In many ways, I had an idyllic up-bringing. My parents loved each other, my brothers and sisters were (mostly) fun to be around, and my grandparents were retired farmers. You would think that what your grandparents did for a living before they retired would have very little bearing on your life. But when that occupation is farming, well… There’s really no such thing as a retired farmer.
When I was a child, my grandparents had a small garden. It took up about half the space of their small yard; I think the plot was probably about 12 feet wide by 30 feet long. When I was young and spent days or nights with my grandparents, we of course spent time in the garden.

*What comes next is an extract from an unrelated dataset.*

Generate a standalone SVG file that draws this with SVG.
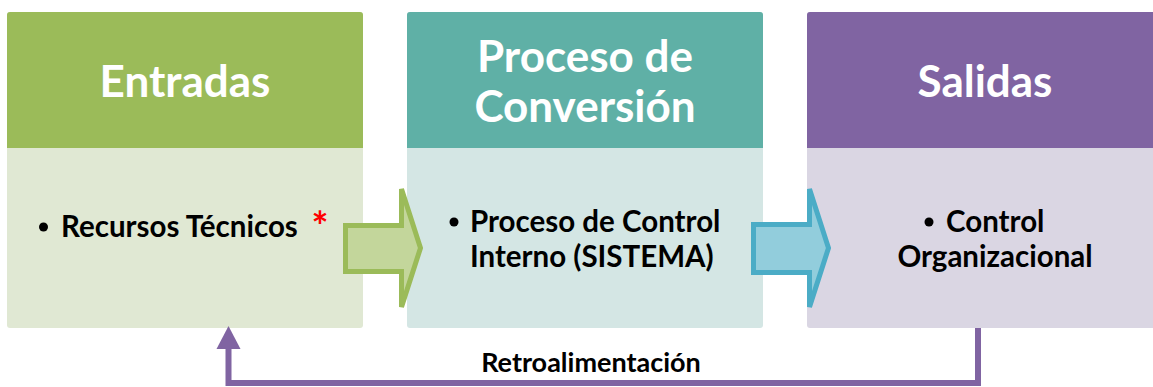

There was a working pump next to the plot, so we pumped up buckets of water for the thirsty plants in the drier days of July and August. We pulled a few weeds (although my grandparents grabbed most within moments of their appearance). We wanted to pick strawberries as soon as they showed the tiniest blush of red, and pulled back the tiny plant leaves regularly until Grandma said they were finally ready. We watched her use a spray bottle to dissuade small pests away from the underside of leaves. We watched her pick bigger bugs off plants with her bare hands and shook our heads a vigorous “no” when she suggested that we do the same for the tomato plants.
We picked green beans and snap peas. Tomatoes, strawberries and lots of different lettuces. We dug up small and large and oddly shaped potatoes. We pulled and cut rhubarb by the basketful, even though I myself didn’t care for the jelly or pies that were made from it.
The point is, all of that food tasted spectacular. It tasted like earth and sun and sometimes it tasted a little like the warm water from the pump. We ate these fresh foods at my grandparents table, but also at home, since they would bring bags of fresh-picked food every Sunday in the summertime. My mother made salads with a warm dressing of bacon, vinegar and sugar, poured over the sweet leafy greens.
I knew that some foods got sweeter the longer they stayed on the vine, and others got more bitter (sort of like people). You didn’t have to tell me that a tomato is technically a fruit, because it has seeds. I knew that a tomato was a fruit, because the ones in my grandmother’s tomato patch tasted like it.
Lately, I’ve been rereading two food classics: “Savor”, by Thich Nhat Hanh, and “Animal, Vegetable, Miracle” by Barbara Kingsolver. Reading about wonderful flavors, started me wondering, “why does so much food taste so bland?”
About ten years ago, I lived in Paris for a short time. While I was there, I was fortunate to live in two different neighborhoods well known for their food markets. The vegetables I bought there invoked the taste-memory of my grandparents garden. Fresh. Sweet. Intensely flavorful. I ate lots of that food raw, and some just lightly blanched. One day, I was looking at some mangoes, which were slightly outside my selection expertise. The fruit vendor came over to help, viewed the stack, picked one up, tossed it in the air and caught it with a resounding “thwack” on his palm. I took it home, sliced it, ate it, and still remember it as one of the most delicious things I’ve ever eaten.
Here’s what made me think of it. In “Savor”, which is mostly about mindful eating, we’re reminded to really experience our food. The book advises that if you eat an apple, really focus on the sensation of eating it, the taste, the texture, the smell.
I’m not sure mindful eating is for me, but mostly because the tastes, textures and smells of produce from my local grocery store sometimes disappoint me. When I go out to eat, I often seek restaurants using local ingredients, because the food just tastes better. Our local Safeway seems to have a decent selection most days. The apples have flavor, the asparagus “snaps” instead of “sags”. But that produce still makes a long journey to my table, and the length of the trip takes away from the sweetness that could be gained from an extra day or two on the vine.
It’s better than it used to be. When I first came home from my time in Paris, I was sad and homesick for the food. Not just the cuisine of the region’s world-class restaurants, or even the everyday cafes and bars that serve delicious fare. It was the chickens I bought from the butcher on the corner, wrapped in brown paper and tied with string. It was the cheese hacked off a block created by the country cousins of the shop’s proprietor. It was, mostly, the remarkable fresh fruits and vegetables that smelled and tasted of the fragrant earth.